Primetime Part I (Video via: YouTube/WeedIsJustAPlanttt)
Despite the brooding drama built into the upcoming Jon Jones-Rashad Evans title fight at UFC 145, the latest installment of the UFC Primetime franchise has a decidedly more mature aura about it. No more fire-alarm monologues, no more interviews with grade school teachers. We’re dealing with big people problems. Rashad Evans has lost just about everything in his life over the past year, and he places a lot of that blame on the shoulders of his former teammates. While other matchups may have produced more vitriol for the cameras, few have the depth behind them as this rivalry.
“He has a book of notes that he takes, and it’s like a book of moves, and he reads this book of moves so that way when he fights the moves are fresh in his head. So I go in there in the locker room to wish him luck and I’m giving him daps and hugs and I’m going to warm him up, and I go and sit next to him when he’s looking at the book of notes and he covers it, and he puts it down and he looks at me. I’m like, ‘Damn, bro, it’s like that?’ Like, ‘For real?’ So then I knew at that point that I was next on the menu.” Rashad Evans, on the first time he realized he and Jones were destined to be better enemies than friends.
We start off in sunny Florida with an establishing shot of Rashad’s new crib. Over the past 12-months he’s divorced his high school sweetheart, severed ties with his ‘family’ at Jackson’s MMA Academy, and packed his bags for Florida to begin life anew. That’s a hell of an upheaval, and it must be taking an emotional toll on Rash…damn, did you see that ‘lac? Suga’s going to be alright, y’all.

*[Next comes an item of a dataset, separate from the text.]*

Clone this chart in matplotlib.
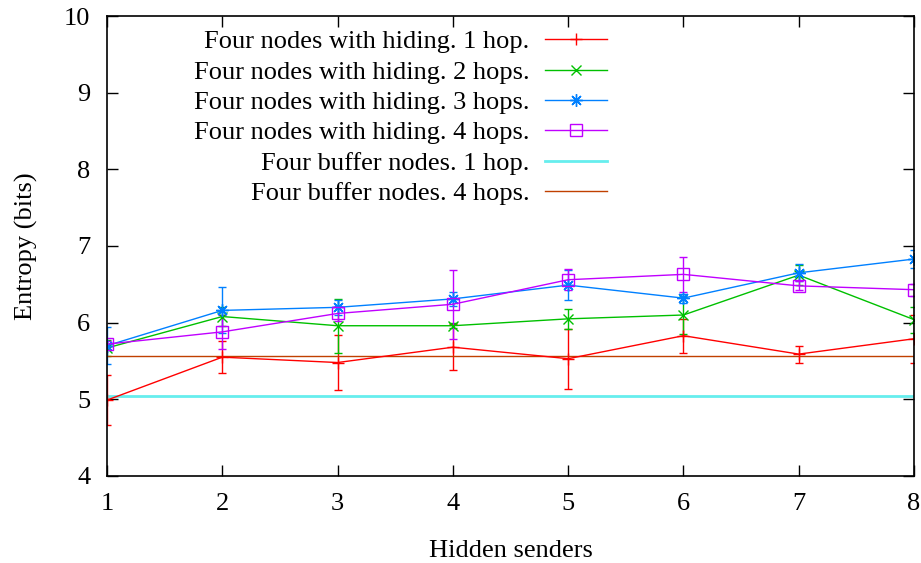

“A few years ago Greg Jackson approached me with the idea of having Jon Jones join the camp. And I was like, ‘Man, this kid looks pretty good. He looks like an up and coming guy.’ And I was like, ‘Greg, I don’t really feel comfortable with him coming on the team, being that he’s going to be somebody that I got to compete against.’ And Greg was like, ‘No, no buddy. It’s not going to be like that. We’re family. We’re brothers. We’ll never have to fight each other.’ And I was like, ‘Yeah, but still, I just don’t feel comfortable with the idea.’ And Greg was like, ‘Listen, trust me. You will not have to fight him, and if you do have to fight him I’m with you 100%.’ ” Rashad Evans, doing a pretty good impression of a goofy white dude. No wonder he’s so adept at spotting those ‘fake ass white boys‘.
“You know, it made me feel angry at first. I was full of emotions and I was just more like, ‘Man, fuck Greg.’ You tell me that it would never happen, you’re guaranteeing me that I’ll never have to fight somebody, and I go off of your word, and then it turns around and it happens just the way that I thought it would happen? Then you turn around and say, ‘Alright, I’m going to stick with him’? That’s a betrayal.” Rashad Evans, summing up a year of drama and saving me the need for 100 hyperlinks in a single, tidy quote.
“I remember growing up, we really didn’t have anything, but my parents were so loving that we never really realized how poor we were, because we had so much love in our home. And my job as a father is to outdo my father, and to show him that he raised a great man. And I’m out here trying to get it, not really for me at all but for my family and for my family’s future.” Jon Jones, appreciating his roots. To this day he carries that photo of his father posing on the hood of his busted up El Camino in his back pocket for a little extra motivation.
“Rashad Evans realized that I was becoming the best fighter and that I was in line for the title shot, and that’s when he made me seem as if I wanted to challenge him. And I didn’t want to challenge him. The only thing I always wanted to do was to fulfill my dream of being the number one fighter in the world. To this day, I’ve never challenged Rashad at all.” Jon Jones, who believes that the drama between the two is as one-sided as the fight will be.
“Yeah I feel bad for Rashad. You know, I miss the guy. Actually me and Jon were talkingabout how much fun he was and he’d always make us laugh. So there’s no negative animosity on our end. Especially not on my end.” Greg Jackson, coping with the breakup like a real man, who is naturally sharing a laugh in bed with his hot new girlfriend while the recently-divorced ex-wife is crying alone in her shabby one-bedroom apartment dealing with the four kids and the dog.
“Rashad was the one who got bypassed through hard work, and he was the one who needed to find a way to challenge me for the light-heavyweight championship. And that’s why Coach Jackson, Coach Winklejohn and everyone on this team is backing me to the fullest in the is fight. Because I’ve done nothing wrong.” Jon Jones, giving all credit to hard work when we know full well that God has a history of protecting him while saying ‘to hell’ with everyone else.
“Rashad fighting me out of anger, you know it actually excites me because it’s going to deteriorate his game. He’s really going to realize that he’s wasted the last three or four months of his life training for this fight because he’s not going to win.” Jon Jones, who in his youth doesn’t yet realize that win or lose it’s not a wasted training camp if you share intimate moments with those around you.